• [Short task]
Lines holding the string "this" are the ones to copy; find them all in the data.

>> begin

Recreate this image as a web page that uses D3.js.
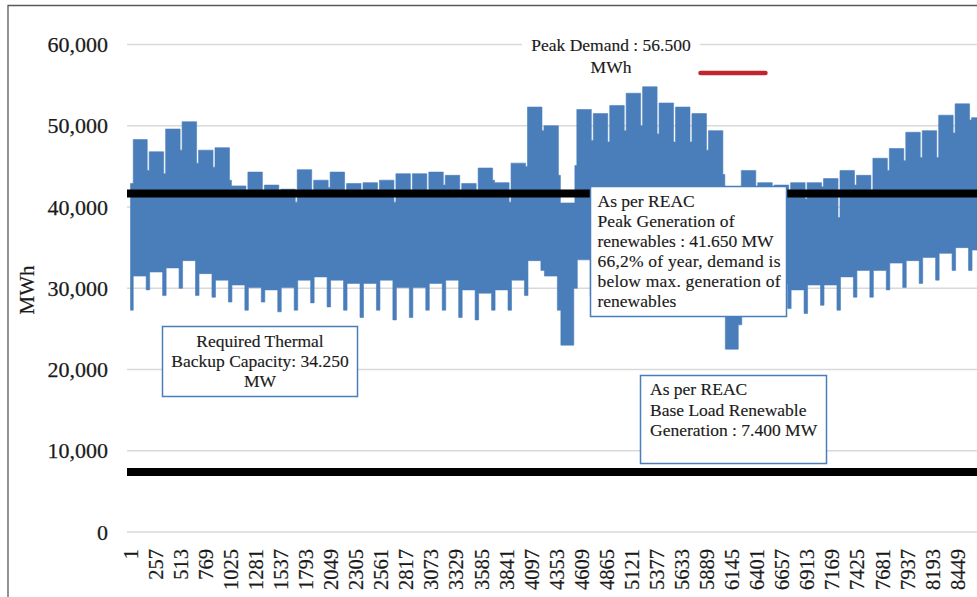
<!DOCTYPE html>
<html>
<head>
<meta charset="utf-8">
<script src="https://cdn.jsdelivr.net/npm/d3@7"></script>
<style>
  html, body { margin: 0; padding: 0; background: #ffffff; }
  svg { display: block; }
  text { font-family: "Liberation Serif", "Times New Roman", serif; fill: #1a1a1a; }
</style>
</head>
<body>
<script>
// ---- data (MWh) ----
// weekly blocks of the hourly demand envelope: weekend k is around hours [168k-7, 168k+29),
// weekday k covers hours [168k+29, 168k+161)
const weekdayHigh = [48300, 46800, 49600, 50500, 47000, 47300, 42600, 44300, 42700, 42200,
  44600, 43300, 44300, 42900, 43000, 43300, 44100, 44100, 44300, 43900,
  42900, 44800, 43000, 45400, 52300, 50000, 40500, 52000, 51500, 52500,
  54000, 54800, 52800, 52300, 51500, 49400, 41500, 44500, 43000, 42700,
  43000, 43000, 43500, 44500, 43900, 46000, 47200, 49200, 49400, 51300,
  52700, 51000];
const weekdayLow = [31500, 32000, 32500, 33400, 31800, 31000, 30400, 30100, 29800, 30100,
  31000, 31400, 31000, 30600, 30600, 31000, 30100, 30100, 30600, 31000,
  29800, 29400, 29800, 31000, 33400, 31500, 23000, 33500, 32000, 32000,
  32500, 32500, 32000, 32000, 31500, 31000, 22500, 30000, 30500, 30500,
  29800, 30400, 30400, 31400, 32200, 32200, 33100, 33400, 33800, 34300,
  35000, 34700];
const weekendHigh = [42900, 44500, 44100, 47000, 45400, 44900, 43300, 41500, 41700, 41800,
  40600, 42000, 42400, 42000, 41400, 42000, 40600, 42000, 42000, 42700,
  41200, 42000, 43300, 40600, 45000, 49400, 43900, 45100, 48200, 48000,
  49400, 50000, 49000, 48000, 48000, 47000, 44000, 40000, 41500, 41500,
  41500, 41000, 42500, 38700, 42700, 42000, 44500, 45700, 46100, 46100,
  49100, 50700, 48000];
const weekendLow = [27300, 29800, 29100, 30000, 29100, 28900, 28300, 27300, 28300, 27100,
  27300, 28200, 27700, 27300, 26400, 27300, 26100, 26400, 27300, 27300,
  26400, 26100, 27300, 27300, 29100, 32200, 27300, 30000, 29000, 29000,
  29000, 29000, 29000, 29000, 29000, 28500, 27000, 25500, 28000, 28000,
  27500, 26900, 27900, 27300, 28900, 28900, 29800, 30100, 30600, 31000,
  32200, 32200, 31500];

const yTicks = [0, 10000, 20000, 30000, 40000, 50000, 60000];
const xTickLabels = [1, 257, 513, 769, 1025, 1281, 1537, 1793, 2049, 2305, 2561, 2817,
  3073, 3329, 3585, 3841, 4097, 4353, 4609, 4865, 5121, 5377, 5633, 5889, 6145, 6401,
  6657, 6913, 7169, 7425, 7681, 7937, 8193, 8449];
const hoursInYear = 8760;

const peakGeneration = 41650;   // MW
const baseLoadGeneration = 7400; // MW
const peakDemand = { value: 56500, startHour: 5823, endHour: 6487 };

const boxThermal = ["Required Thermal", "Backup Capacity:  34.250", "MW"];
const boxPeak = ["As per REAC", "Peak Generation of", "renewables : 41.650 MW",
  "66,2% of year, demand is", "below max. generation of", "renewables"];
const boxBase = ["As per REAC", "Base Load Renewable", "Generation : 7.400 MW"];
const peakLabel = ["Peak Demand : 56.500", "MWh"];

// ---- build envelope points (step breakpoints of the weekly blocks) ----
const pts = [];
for (let k = 0; k < weekendHigh.length; k++) {
  const nextHigh = k < weekdayHigh.length ? weekdayHigh[k] : weekendHigh[k];
  if (k === 0) {
    pts.push({ h: 1, hi: weekendHigh[0], lo: weekendLow[0] });
  } else {
    pts.push({ h: 168 * k - 7, hi: weekdayHigh[k - 1], lo: weekendLow[k] });
    pts.push({ h: 168 * k + 4, hi: weekendHigh[k], lo: weekendLow[k] });
    pts.push({ h: 168 * k + 24, hi: nextHigh, lo: weekendLow[k] });
  }
  if (k < weekdayHigh.length) {
    pts.push({ h: 168 * k + 29, hi: weekdayHigh[k], lo: weekdayLow[k] });
  }
}
const lastP = pts[pts.length - 1];
pts.push({ h: hoursInYear, hi: lastP.hi, lo: lastP.lo });

// ---- drawing ----
const W = 977, H = 597;
const svg = d3.select("body").append("svg").attr("width", W).attr("height", H);

const x = d3.scaleLinear().domain([1, hoursInYear]).range([130.5, 130.5 + 8759 * 0.0979]);
const y = d3.scaleLinear().domain([0, 60000]).range([532, 44.5]);

const gridLeft = 127, gridRight = W;

// gridlines
svg.append("g").selectAll("line").data(yTicks).join("line")
  .attr("x1", gridLeft).attr("x2", gridRight)
  .attr("y1", d => y(d)).attr("y2", d => y(d))
  .attr("stroke", "#d9d9d9").attr("stroke-width", 1.3);

// y tick labels
svg.append("g").selectAll("text").data(yTicks).join("text")
  .attr("x", 108).attr("y", d => y(d)).attr("dy", "0.35em")
  .attr("text-anchor", "end").attr("font-size", 22)
  .attr("stroke", "#1a1a1a").attr("stroke-width", 0.25)
  .text(d => d3.format(",")(d));

// y axis title
svg.append("text").attr("transform", "translate(34,290) rotate(-90)")
  .attr("text-anchor", "middle").attr("font-size", 21)
  .attr("stroke", "#1a1a1a").attr("stroke-width", 0.2).text("MWh");

// x tick labels
svg.append("g").selectAll("text").data(xTickLabels).join("text")
  .attr("transform", d => `translate(${x(d)},549) rotate(-90)`)
  .attr("dy", "0.35em").attr("text-anchor", "end").attr("font-size", 20.5)
  .attr("stroke", "#1a1a1a").attr("stroke-width", 0.2)
  .text(d => d);

// demand area
const area = d3.area().x(d => x(d.h)).y0(d => y(d.lo)).y1(d => y(d.hi))
  .curve(d3.curveStepAfter);
svg.append("path").datum(pts).attr("d", area)
  .attr("fill", "#4a7ebb").attr("stroke", "#4a7ebb")
  .attr("stroke-width", 0.6).attr("stroke-linejoin", "round");

// generation lines
[peakGeneration, baseLoadGeneration].forEach(v => {
  svg.append("line").attr("x1", gridLeft).attr("x2", gridRight)
    .attr("y1", y(v)).attr("y2", y(v))
    .attr("stroke", "#000").attr("stroke-width", 8);
});

// peak demand marker
svg.append("line")
  .attr("x1", x(peakDemand.startHour)).attr("x2", x(peakDemand.endHour))
  .attr("y1", y(peakDemand.value)).attr("y2", y(peakDemand.value))
  .attr("stroke", "#c0272d").attr("stroke-width", 4.5).attr("stroke-linecap", "round");

// peak demand label
svg.append("rect").attr("x", 522).attr("y", 35).attr("width", 178).attr("height", 22)
  .attr("fill", "#fff");
svg.append("g").selectAll("text").data(peakLabel).join("text")
  .attr("x", 611).attr("y", (d, i) => 51 + i * 22)
  .attr("text-anchor", "middle").attr("font-size", 17.5)
  .attr("stroke", "#1a1a1a").attr("stroke-width", 0.15).text(d => d);

// annotation boxes
function addBox(bx, by, bw, bh, lines, opts) {
  const g = svg.append("g");
  g.append("rect").attr("x", bx).attr("y", by).attr("width", bw).attr("height", bh)
    .attr("fill", "#fff").attr("stroke", "#4a7ebb").attr("stroke-width", 1.5);
  g.selectAll("text").data(lines).join("text")
    .attr("x", opts.center ? bx + bw / 2 : opts.tx)
    .attr("y", (d, i) => opts.ty + i * opts.lh)
    .attr("text-anchor", opts.center ? "middle" : "start")
    .attr("font-size", 17.5)
    .attr("stroke", "#1a1a1a").attr("stroke-width", 0.15)
    .each(function (d, i) {
      if (opts.justify && opts.justify[i]) {
        d3.select(this).attr("textLength", opts.justify[i]).attr("lengthAdjust", "spacing");
      }
    })
    .text(d => d);
}
addBox(162.5, 326.5, 195, 70, boxThermal, { center: true, ty: 347, lh: 20 });
addBox(590.5, 186.5, 196, 130, boxPeak, { tx: 597.5, ty: 207, lh: 20,
  justify: { 1: 137, 2: 176, 3: 183, 4: 183 } });
addBox(640.5, 375.5, 186, 88, boxBase, { tx: 650, ty: 395, lh: 20.5 });

// outer frame
svg.append("path").attr("d", `M8,${H} L8,5.5 L${W},5.5`)
  .attr("fill", "none").attr("stroke", "#595959").attr("stroke-width", 1.3);
</script>
</body>
</html>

>> end

• [Solution to the exercise]
Recreate this image as a web page that uses D3.js.
        d3.select(this).attr("textLength", opts.justify[i]).attr("lengthAdjust", "spacing");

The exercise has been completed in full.